-- begin INPUT --
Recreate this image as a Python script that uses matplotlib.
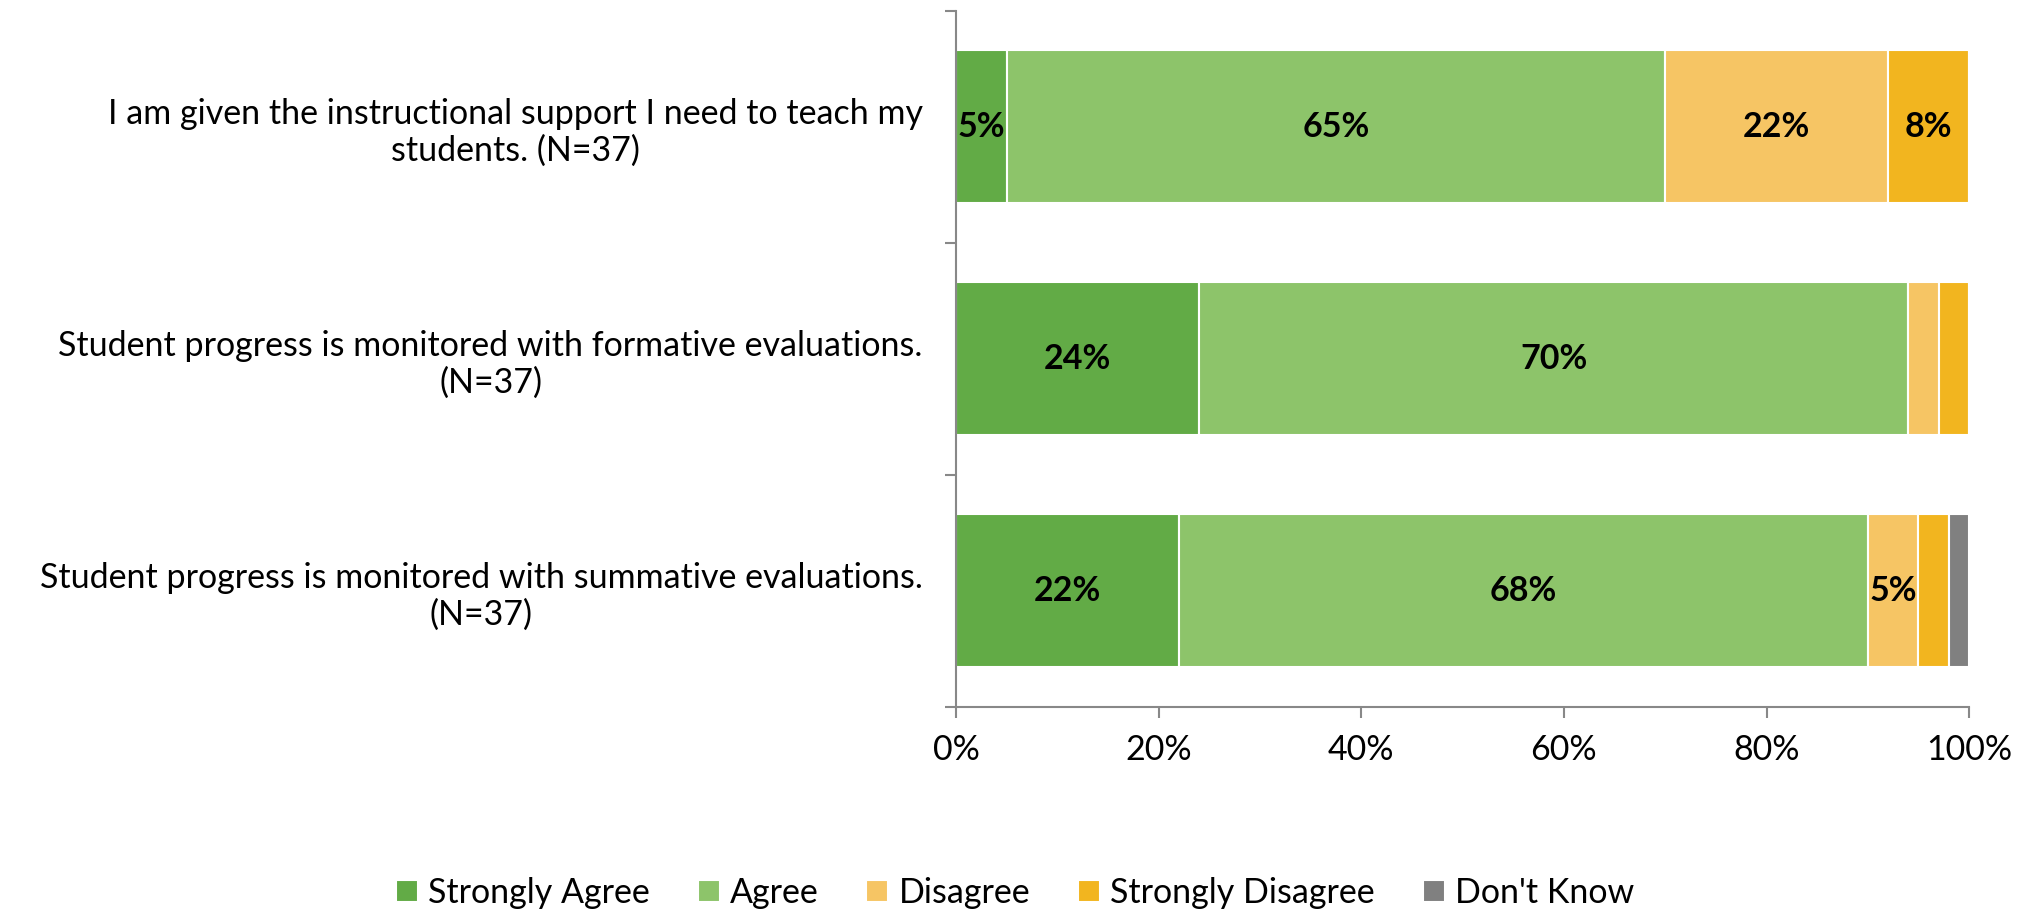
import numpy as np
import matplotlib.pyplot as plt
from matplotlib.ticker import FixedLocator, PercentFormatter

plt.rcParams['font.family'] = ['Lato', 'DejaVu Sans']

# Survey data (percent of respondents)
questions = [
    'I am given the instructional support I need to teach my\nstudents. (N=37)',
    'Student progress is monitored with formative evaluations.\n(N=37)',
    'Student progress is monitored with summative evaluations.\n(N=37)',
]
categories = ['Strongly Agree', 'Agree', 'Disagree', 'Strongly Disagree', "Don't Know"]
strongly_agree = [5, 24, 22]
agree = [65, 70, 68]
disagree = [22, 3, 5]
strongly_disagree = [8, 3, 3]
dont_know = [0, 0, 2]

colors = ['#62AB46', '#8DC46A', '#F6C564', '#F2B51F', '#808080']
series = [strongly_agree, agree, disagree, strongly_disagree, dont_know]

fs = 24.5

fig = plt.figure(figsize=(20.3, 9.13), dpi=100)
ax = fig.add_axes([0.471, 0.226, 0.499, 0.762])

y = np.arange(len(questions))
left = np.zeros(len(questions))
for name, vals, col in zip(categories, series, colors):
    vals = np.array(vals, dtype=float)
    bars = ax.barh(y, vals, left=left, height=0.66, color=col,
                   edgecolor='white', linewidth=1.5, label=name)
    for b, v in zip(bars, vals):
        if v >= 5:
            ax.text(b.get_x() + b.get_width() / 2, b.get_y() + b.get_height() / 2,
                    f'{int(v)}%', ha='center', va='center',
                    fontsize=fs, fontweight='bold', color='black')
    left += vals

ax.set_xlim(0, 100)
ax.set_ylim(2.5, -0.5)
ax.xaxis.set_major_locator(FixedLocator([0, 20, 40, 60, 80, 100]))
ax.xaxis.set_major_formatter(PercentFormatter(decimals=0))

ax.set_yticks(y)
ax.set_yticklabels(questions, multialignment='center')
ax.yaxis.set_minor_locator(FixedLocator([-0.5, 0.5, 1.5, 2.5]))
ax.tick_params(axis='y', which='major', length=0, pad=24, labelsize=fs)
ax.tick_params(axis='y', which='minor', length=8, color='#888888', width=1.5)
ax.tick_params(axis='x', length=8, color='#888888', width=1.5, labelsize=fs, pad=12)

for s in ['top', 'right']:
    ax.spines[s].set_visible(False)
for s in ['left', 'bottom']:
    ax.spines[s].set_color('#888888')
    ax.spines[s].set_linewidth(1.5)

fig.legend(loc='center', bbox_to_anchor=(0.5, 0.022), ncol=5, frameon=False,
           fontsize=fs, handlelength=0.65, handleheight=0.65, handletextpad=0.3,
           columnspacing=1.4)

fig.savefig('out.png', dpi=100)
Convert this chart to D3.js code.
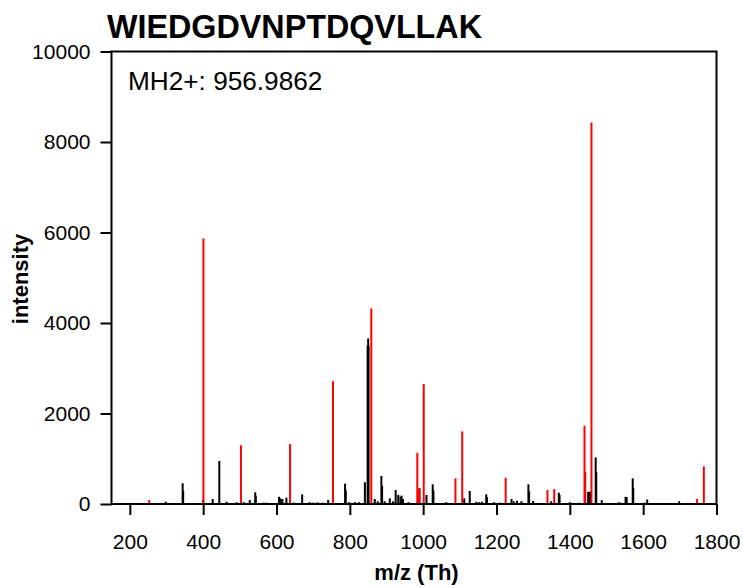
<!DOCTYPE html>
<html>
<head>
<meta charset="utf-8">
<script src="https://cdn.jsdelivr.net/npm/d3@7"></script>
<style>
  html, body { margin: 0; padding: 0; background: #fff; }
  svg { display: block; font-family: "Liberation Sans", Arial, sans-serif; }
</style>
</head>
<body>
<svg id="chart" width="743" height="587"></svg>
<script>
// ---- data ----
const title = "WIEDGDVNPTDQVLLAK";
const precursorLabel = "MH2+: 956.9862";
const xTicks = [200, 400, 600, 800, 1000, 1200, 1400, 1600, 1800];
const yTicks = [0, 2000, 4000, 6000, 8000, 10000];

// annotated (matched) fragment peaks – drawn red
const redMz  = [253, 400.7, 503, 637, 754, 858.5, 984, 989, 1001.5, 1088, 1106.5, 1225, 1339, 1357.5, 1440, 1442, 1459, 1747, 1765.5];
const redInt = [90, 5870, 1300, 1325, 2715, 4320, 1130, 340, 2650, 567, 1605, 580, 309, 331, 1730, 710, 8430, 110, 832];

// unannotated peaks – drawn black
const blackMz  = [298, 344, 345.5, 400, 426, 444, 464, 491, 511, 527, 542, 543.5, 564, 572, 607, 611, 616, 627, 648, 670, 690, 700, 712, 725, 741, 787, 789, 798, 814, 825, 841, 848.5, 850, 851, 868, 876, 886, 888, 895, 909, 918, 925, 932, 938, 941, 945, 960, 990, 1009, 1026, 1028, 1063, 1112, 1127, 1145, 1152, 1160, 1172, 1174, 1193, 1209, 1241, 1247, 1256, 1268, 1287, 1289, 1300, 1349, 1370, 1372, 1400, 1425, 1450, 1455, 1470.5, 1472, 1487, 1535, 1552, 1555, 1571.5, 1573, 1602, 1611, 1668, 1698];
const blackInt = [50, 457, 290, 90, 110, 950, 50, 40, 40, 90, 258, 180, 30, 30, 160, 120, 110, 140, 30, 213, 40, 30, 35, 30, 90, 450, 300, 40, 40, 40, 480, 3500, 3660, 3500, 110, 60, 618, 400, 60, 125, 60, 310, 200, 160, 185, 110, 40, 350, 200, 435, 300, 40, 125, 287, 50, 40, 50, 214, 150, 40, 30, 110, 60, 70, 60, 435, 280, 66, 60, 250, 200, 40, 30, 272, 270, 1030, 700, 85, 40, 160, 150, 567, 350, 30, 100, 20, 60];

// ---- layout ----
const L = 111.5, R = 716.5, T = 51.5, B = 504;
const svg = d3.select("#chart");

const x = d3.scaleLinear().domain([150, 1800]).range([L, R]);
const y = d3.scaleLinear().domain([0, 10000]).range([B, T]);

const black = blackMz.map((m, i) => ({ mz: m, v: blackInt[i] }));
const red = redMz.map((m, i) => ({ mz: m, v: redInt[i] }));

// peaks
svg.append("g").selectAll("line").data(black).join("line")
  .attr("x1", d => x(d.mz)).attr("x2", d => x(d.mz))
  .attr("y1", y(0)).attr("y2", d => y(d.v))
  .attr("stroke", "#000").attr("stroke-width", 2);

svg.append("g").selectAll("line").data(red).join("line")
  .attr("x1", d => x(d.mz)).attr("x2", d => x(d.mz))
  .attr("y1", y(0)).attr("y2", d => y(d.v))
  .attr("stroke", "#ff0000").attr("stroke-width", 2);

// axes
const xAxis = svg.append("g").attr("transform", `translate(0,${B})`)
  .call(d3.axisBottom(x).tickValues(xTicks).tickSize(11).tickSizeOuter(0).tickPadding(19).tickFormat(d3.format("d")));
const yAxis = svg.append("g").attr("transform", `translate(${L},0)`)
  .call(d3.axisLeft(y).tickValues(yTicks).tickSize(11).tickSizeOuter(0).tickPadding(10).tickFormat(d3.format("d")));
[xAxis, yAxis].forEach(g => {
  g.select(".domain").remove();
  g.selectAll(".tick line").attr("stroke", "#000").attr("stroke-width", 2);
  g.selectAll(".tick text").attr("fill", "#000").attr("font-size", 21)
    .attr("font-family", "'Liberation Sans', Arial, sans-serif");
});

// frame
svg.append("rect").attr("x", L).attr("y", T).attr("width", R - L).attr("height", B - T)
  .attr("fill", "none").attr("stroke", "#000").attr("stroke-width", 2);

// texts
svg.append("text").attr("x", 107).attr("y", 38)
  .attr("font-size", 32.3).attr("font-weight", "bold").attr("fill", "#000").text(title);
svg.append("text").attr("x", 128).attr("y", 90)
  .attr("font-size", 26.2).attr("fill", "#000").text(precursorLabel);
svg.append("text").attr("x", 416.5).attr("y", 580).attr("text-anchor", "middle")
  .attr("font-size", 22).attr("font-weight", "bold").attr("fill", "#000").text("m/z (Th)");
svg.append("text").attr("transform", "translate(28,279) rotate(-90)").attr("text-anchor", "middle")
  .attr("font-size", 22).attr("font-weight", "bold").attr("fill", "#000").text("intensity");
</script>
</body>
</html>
-- end INPUT --
## EXERCISE DESCRIPTION
In the entries above, count each line holding "this" and report the total and nothing more.

## EXERCISE RESPONSE
2